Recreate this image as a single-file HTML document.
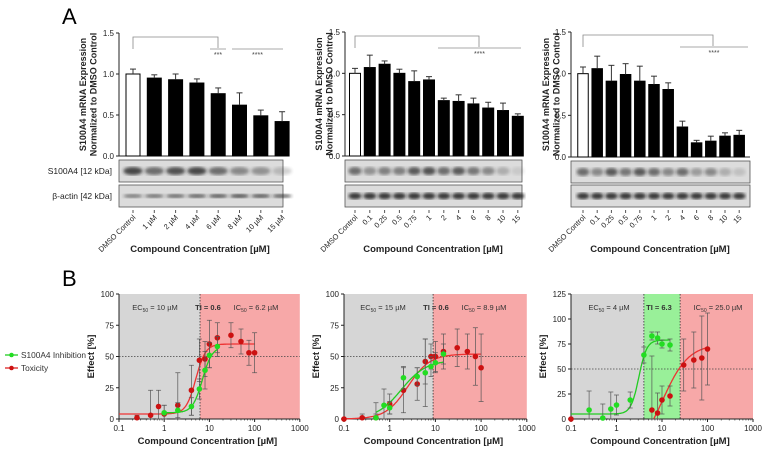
<!DOCTYPE html>
<html><head><meta charset="utf-8">
<style>
html,body{margin:0;padding:0;background:#fff;}
svg{display:block;font-family:"Liberation Sans",Arial,sans-serif;}
</style></head>
<body>
<svg id="fig" width="763" height="452" viewBox="0 0 763 452" xmlns="http://www.w3.org/2000/svg">
<defs>
<filter id="blur1"><feGaussianBlur stdDeviation="1.6"/></filter>
</defs>
<text x="62" y="24" font-size="22">A</text>
<text x="62" y="286" font-size="22">B</text>
<g>
<line x1="5" y1="355" x2="18" y2="355" stroke="#22cc22" stroke-width="1.3"/>
<circle cx="11.5" cy="355" r="2.3" fill="#22dd22"/>
<text x="21" y="358" font-size="8.3" fill="#333">S100A4 Inhibition</text>
<line x1="5" y1="368" x2="18" y2="368" stroke="#dd2222" stroke-width="1.3"/>
<circle cx="11.5" cy="368" r="2.3" fill="#cc1111"/>
<text x="21" y="371" font-size="8.3" fill="#333">Toxicity</text>
</g>
</svg>
<script>
// ---------- Panel A data ----------
const a1Labels = ["DMSO Control","1 µM","2 µM","4 µM","6 µM","8 µM","10 µM","15 µM"];
const a1Values = [1.0,0.95,0.93,0.89,0.76,0.62,0.49,0.42];
const a1Errors = [0.06,0.04,0.07,0.05,0.07,0.15,0.07,0.12];
const a2Labels = ["DMSO Control","0.1","0.25","0.5","0.75","1","2","4","6","8","10","15"];
const a2Values = [1.0,1.07,1.11,1.0,0.9,0.92,0.67,0.66,0.63,0.58,0.55,0.48];
const a2Errors = [0.06,0.15,0.04,0.05,0.13,0.04,0.03,0.08,0.07,0.07,0.09,0.03];
const a3Labels = ["DMSO Control","0.1","0.25","0.5","0.75","1","2","4","6","8","10","15"];
const a3Values = [1.0,1.06,0.91,0.99,0.91,0.87,0.81,0.36,0.17,0.19,0.25,0.26];
const a3Errors = [0.08,0.15,0.19,0.13,0.18,0.1,0.08,0.07,0.03,0.06,0.04,0.06];
const a1Band = [0.8,0.6,0.75,0.8,0.6,0.45,0.4,0.2];
const a2Band = [0.6,0.4,0.5,0.5,0.7,0.75,0.6,0.7,0.55,0.45,0.25,0.1];
const a3Band = [0.6,0.45,0.7,0.55,0.7,0.6,0.45,0.6,0.35,0.45,0.25,0.15];
const yTicksA = [0,0.5,1.0,1.5];
// ---------- Panel B data ----------
const b1InhX=[1,2,4,6,8,10,15], b1InhY=[5,7,10,24,39,51,58], b1InhE=[6,6,7,8,15,10,8];
const b1ToxX=[0.25,0.5,0.75,1,2,4,6,8,10,15,30,50,75,100];
const b1ToxY=[1,3,10,4,11,23,47,48,60,65,67,62,53,53];
const b1ToxE=[2,20,13,7,26,20,17,14,19,12,10,10,10,16];
const b2InhX=[0.5,0.75,1,2,4,6,8,10,15], b2InhY=[1,11,9,33,34,37,42,45,52], b2InhE=[12,13,5,9,7,27,8,8,8];
const b2ToxX=[0.1,0.25,0.5,1,2,4,6,8,10,15,30,50,75,100];
const b2ToxY=[0,1,1,12,23,28,46,50,50,54,57,54,50,41];
const b2ToxE=[0,3,3,8,18,13,18,10,12,14,15,14,23,27];
const b3InhX=[0.25,0.5,0.75,1,2,4,6,8,10,15], b3InhY=[9,1,10,14,19,64,83,81,75,74], b3InhE=[19,14,17,10,8,8,4,6,4,6];
const b3ToxX=[0.1,6,8,10,15,30,50,75,100], b3ToxY=[0,9,6,19,23,54,59,61,70], b3ToxE=[0,54,20,14,10,26,28,42,36];
const xTicksB=[0.1,1,10,100,1000];

const svg=document.getElementById('fig');
const NS='http://www.w3.org/2000/svg';
function el(tag,attrs,parent,text){const e=document.createElementNS(NS,tag);for(const k in attrs)e.setAttribute(k,attrs[k]);if(text!==undefined)e.textContent=text;(parent||svg).appendChild(e);return e;}

function barPanel(cfg,labels,values,errors,band){
  const g=el('g',{});
  
  
  const y=v=>cfg.y0-(v/1.5)*(cfg.y0-cfg.y15);
  const n=labels.length;
  const xc=i=>cfg.x0+cfg.off+i*cfg.pitch;
  el('line',{x1:cfg.x0,y1:cfg.y15,x2:cfg.x0,y2:cfg.y0,stroke:'#222','stroke-width':1},g);
  el('line',{x1:cfg.x0,y1:cfg.y0,x2:cfg.x1,y2:cfg.y0,stroke:'#222','stroke-width':1},g);
  yTicksA.forEach(t=>{
    el('line',{x1:cfg.x0-3,y1:y(t),x2:cfg.x0,y2:y(t),stroke:'#222'},g);
    const tt=el('text',{x:cfg.x0-5,y:y(t)+3,'font-size':8,'text-anchor':'end',fill:'#222'},g,t.toFixed(1));
    
    
  });
  const yt=el('text',{transform:`translate(${cfg.ytx},${(cfg.y0+cfg.y15)/2}) rotate(-90)`,'font-size':9,'font-weight':'bold','text-anchor':'middle',fill:'#222'},g);
  
  
  el('tspan',{x:0,dy:0},yt,'S100A4 mRNA Expression');
  el('tspan',{x:0,dy:10.5},yt,'Normalized to DMSO Control');
  for(let i=0;i<n;i++){
    const top=y(values[i]);
    const r=el('rect',{x:xc(i)-cfg.bw/2,y:top,width:cfg.bw,height:cfg.y0-top,fill:i===0?'#fff':'#000',stroke:'#000','stroke-width':1},g);
    
    
    const et=y(values[i]+errors[i]);
    el('line',{x1:xc(i),y1:top,x2:xc(i),y2:et,stroke:'#333','stroke-width':1},g);
    el('line',{x1:xc(i)-3,y1:et,x2:xc(i)+3,y2:et,stroke:'#333','stroke-width':1},g);
  }
  const blots=[[cfg.b1,'s100a4-blot'],[cfg.b2,'actin-blot']];
  blots.forEach(([by,nm],k)=>{
    const b=el('rect',{x:cfg.x0,y:by,width:cfg.x1-cfg.x0,height:22,fill:'#dcdcdc',stroke:'#555','stroke-width':0.8},g);
    
    
    for(let i=0;i<n;i++){
      const op=k===0?band[i]:(cfg.actinStrong?0.9:0.55+0.3*(1-Math.abs(i-5)/6));
      el('ellipse',{cx:xc(i),cy:by+11,rx:cfg.pitch*0.45,ry:k===0?4:(cfg.actinStrong?3.2:1.8),fill:'#222',opacity:op,filter:'url(#blur1)'},g);
    }
  });
  for(let i=0;i<n;i++){
    el('line',{x1:xc(i),y1:cfg.b2+25,x2:xc(i),y2:cfg.b2+28,stroke:'#555'},g);
    const t=el('text',{transform:`translate(${xc(i)+3},${cfg.b2+33}) rotate(-45)`,'font-size':7.5,'text-anchor':'end',fill:'#222'},g,labels[i]);
    
    
  }
  const xt=el('text',{x:cfg.titleX,y:252,'font-size':9.5,'font-weight':'bold','text-anchor':'middle',fill:'#222'},g,'Compound Concentration [µM]');
  
  
  const sg=cfg.sig;
  el('polyline',{points:`${xc(0)},${sg.y1+12} ${xc(0)},${sg.y1} ${sg.xm},${sg.y1} ${sg.xm},${sg.y1+11}`,fill:'none',stroke:'#888','stroke-width':0.8},g);
  sg.lines.forEach(L=>{
    el('line',{x1:L[0],y1:sg.y1+12,x2:L[1],y2:sg.y1+12,stroke:'#aaa','stroke-width':1},g);
    el('text',{x:(L[0]+L[1])/2,y:sg.y1+20,'font-size':7,'text-anchor':'middle',fill:'#444'},g,L[2]);
  });
  if(cfg.blotLabels){
    const l1=el('text',{x:112,y:174,'font-size':8.5,'text-anchor':'end',fill:'#222'},g,'S100A4 [12 kDa]');
    
    const l2=el('text',{x:112,y:199,'font-size':8.5,'text-anchor':'end',fill:'#222'},g,'β-actin [42 kDa]');
    
  }
}
barPanel({name:'panel-a1',x0:119,x1:283,y0:156,y15:33,off:14,pitch:21.3,bw:14,ytx:86,b1:160,b2:185,titleX:200,blotLabels:true,
  sig:{y1:37,xm:218,lines:[[210,226,'***'],[232,283,'****']]}},a1Labels,a1Values,a1Errors,a1Band);
barPanel({name:'panel-a2',x0:345,x1:522,y0:156,y15:32,off:10,pitch:14.8,bw:11,ytx:322,b1:160,b2:185,titleX:433,actinStrong:true,
  sig:{y1:36,xm:479,lines:[[438,521,'****']]}},a2Labels,a2Values,a2Errors,a2Band);
barPanel({name:'panel-a3',x0:571,x1:750,y0:157,y15:32,off:12,pitch:14.2,bw:10.5,ytx:549,b1:161,b2:185,titleX:660,actinStrong:true,
  sig:{y1:35,xm:713,lines:[[680,748,'****']]}},a3Labels,a3Values,a3Errors,a3Band);

function hill(x,b,t,ec,h){return b+(t-b)/(1+Math.pow(ec/x,h));}
function dosePanel(cfg){
  const g=el('g',{});
  
  
  const X=v=>cfg.x0+(Math.log10(v)+1)*cfg.dec;
  const Y=v=>cfg.y0-Math.max(0,Math.min(cfg.ymax,v))/cfg.ymax*(cfg.y0-cfg.yt);
  const xEnd=X(1000);
  cfg.regions.forEach(r=>{
    const rr=el('rect',{x:X(r[0]),y:cfg.yt,width:X(r[1])-X(r[0]),height:cfg.y0-cfg.yt,fill:r[2]},g);
    
    
  });
  cfg.vlines.forEach(v=>el('line',{x1:X(v),y1:cfg.yt,x2:X(v),y2:cfg.y0,stroke:'#333','stroke-width':0.8,'stroke-dasharray':'1.5,1.5'},g));
  el('line',{x1:cfg.x0,y1:Y(50),x2:xEnd,y2:Y(50),stroke:'#444','stroke-width':0.8,'stroke-dasharray':'1.5,1.5'},g);
  el('line',{x1:cfg.x0,y1:cfg.yt,x2:cfg.x0,y2:cfg.y0,stroke:'#222'},g);
  el('line',{x1:cfg.x0,y1:cfg.y0,x2:xEnd,y2:cfg.y0,stroke:'#222'},g);
  cfg.yticks.forEach(t=>{
    el('line',{x1:cfg.x0-3,y1:Y(t),x2:cfg.x0,y2:Y(t),stroke:'#222'},g);
    const tt=el('text',{x:cfg.x0-5,y:Y(t)+3,'font-size':8,'text-anchor':'end',fill:'#222'},g,String(t));
    
  });
  xTicksB.forEach(t=>{
    el('line',{x1:X(t),y1:cfg.y0,x2:X(t),y2:cfg.y0+3,stroke:'#222'},g);
    for(let m=2;m<10&&t<1000;m++){el('line',{x1:X(t*m),y1:cfg.y0,x2:X(t*m),y2:cfg.y0+1.5,stroke:'#222','stroke-width':0.6},g);}
    const tt=el('text',{x:X(t),y:cfg.y0+12,'font-size':8,'text-anchor':'middle',fill:'#222'},g,String(t));
    
  });
  const xt=el('text',{x:X(10)-2,y:cfg.y0+25,'font-size':9.5,'font-weight':'bold','text-anchor':'middle',fill:'#222'},g,'Compound Concentration [µM]');
  
  const yt=el('text',{transform:`translate(${cfg.x0-25},${(cfg.y0+cfg.yt)/2}) rotate(-90)`,'font-size':9.5,'font-weight':'bold','text-anchor':'middle',fill:'#222'},g,'Effect [%]');
  
  cfg.notes.forEach(n=>{
    const t=el('text',{x:n[0],y:cfg.yt+16,'font-size':7.5,'text-anchor':'middle',fill:'#333','font-weight':n[2]?'bold':'normal'},g);
    
    if(n[3]){el('tspan',{},t,n[3]);el('tspan',{'font-size':5,dy:2},t,'50');el('tspan',{dy:-2},t,n[1]);}
    else t.textContent=n[1];
  });
  cfg.series.forEach(s=>{
    let d='';
    for(let i=0;i<=120;i++){
      const lx=Math.log10(s.c[0])+(Math.log10(s.c[1])-Math.log10(s.c[0]))*i/120;
      const x=Math.pow(10,lx);let v=hill(x,s.p[0],s.p[1],s.p[2],s.p[3]);
      if(v<0)continue; d+=(d?'L':'M')+X(x).toFixed(1)+','+Y(v).toFixed(1);
    }
    const p=el('path',{d:d,fill:'none',stroke:s.line,'stroke-width':1.3},g);
    
    s.x.forEach((xv,i)=>{
      const e=s.e[i];
      if(e>0){
        el('line',{x1:X(xv),y1:Y(s.y[i]-e),x2:X(xv),y2:Y(s.y[i]+e),stroke:'#555','stroke-width':0.7},g);
        [s.y[i]-e,s.y[i]+e].forEach(v=>el('line',{x1:X(xv)-2.5,y1:Y(v),x2:X(xv)+2.5,y2:Y(v),stroke:'#555','stroke-width':0.7},g));
      }
      const c=el('circle',{cx:X(xv),cy:Y(s.y[i]),r:2.8,fill:s.fill},g);
      
    });
  });
}
const GRAY='#d6d6d6', RED='#f7a8a8', GREEN='#99f099';
dosePanel({name:'panel-b1',x0:119,dec:45.2,y0:419,yt:294,ymax:100,yticks:[0,25,50,75,100],
  regions:[[0.1,6.2,GRAY,'ec50-region'],[6.2,1000,RED,'ic50-region']],vlines:[6.2],
  notes:[[155,' = 10 µM',0,'EC'],[208,'TI = 0.6',1],[256,' = 6.2 µM',0,'IC']],
  series:[
   {name:'toxicity',x:b1ToxX,y:b1ToxY,e:b1ToxE,p:[4,60,5,4],c:[0.1,100],line:'#e33',fill:'#cc1111'},
   {name:'inhibition',x:b1InhX,y:b1InhY,e:b1InhE,p:[5,58,7,4],c:[1,15],line:'#2c2',fill:'#22dd22'}]});
dosePanel({name:'panel-b2',x0:344,dec:45.7,y0:419,yt:294,ymax:100,yticks:[0,25,50,75,100],
  regions:[[0.1,8.9,GRAY,'ec50-region'],[8.9,1000,RED,'ic50-region']],vlines:[8.9],
  notes:[[383,' = 15 µM',0,'EC'],[436,'TI = 0.6',1],[484,' = 8.9 µM',0,'IC']],
  series:[
   {name:'toxicity',x:b2ToxX,y:b2ToxY,e:b2ToxE,p:[0,52,2.5,1.8],c:[0.1,100],line:'#e33',fill:'#cc1111'},
   {name:'inhibition',x:b2InhX,y:b2InhY,e:b2InhE,p:[0,47,1.8,1.6],c:[0.5,15],line:'#2c2',fill:'#22dd22'}]});
dosePanel({name:'panel-b3',x0:571,dec:45.5,y0:419,yt:294,ymax:125,yticks:[0,25,50,75,100,125],
  regions:[[0.1,4,GRAY,'ec50-region'],[4,25,GREEN,'ti-region'],[25,1000,RED,'ic50-region']],vlines:[4,25],
  notes:[[609,' = 4 µM',0,'EC'],[659,'TI = 6.3',1],[718,' = 25.0 µM',0,'IC']],
  series:[
   {name:'inhibition',x:b3InhX,y:b3InhY,e:b3InhE,p:[5,79,3.1,5],c:[0.1,15],line:'#2c2',fill:'#22dd22'},
   {name:'toxicity',x:b3ToxX,y:b3ToxY,e:b3ToxE,p:[-40,75,10,1.5],c:[6,100],line:'#e33',fill:'#cc1111'}]});
</script>
</body></html>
#####
What to do: Display every line of the listing that contains the string "document".

Task result:
Recreate this image as a single-file HTML document.
const svg=document.getElementById('fig');
function el(tag,attrs,parent,text){const e=document.createElementNS(NS,tag);for(const k in attrs)e.setAttribute(k,attrs[k]);if(text!==undefined)e.textContent=text;(parent||svg).appendChild(e);return e;}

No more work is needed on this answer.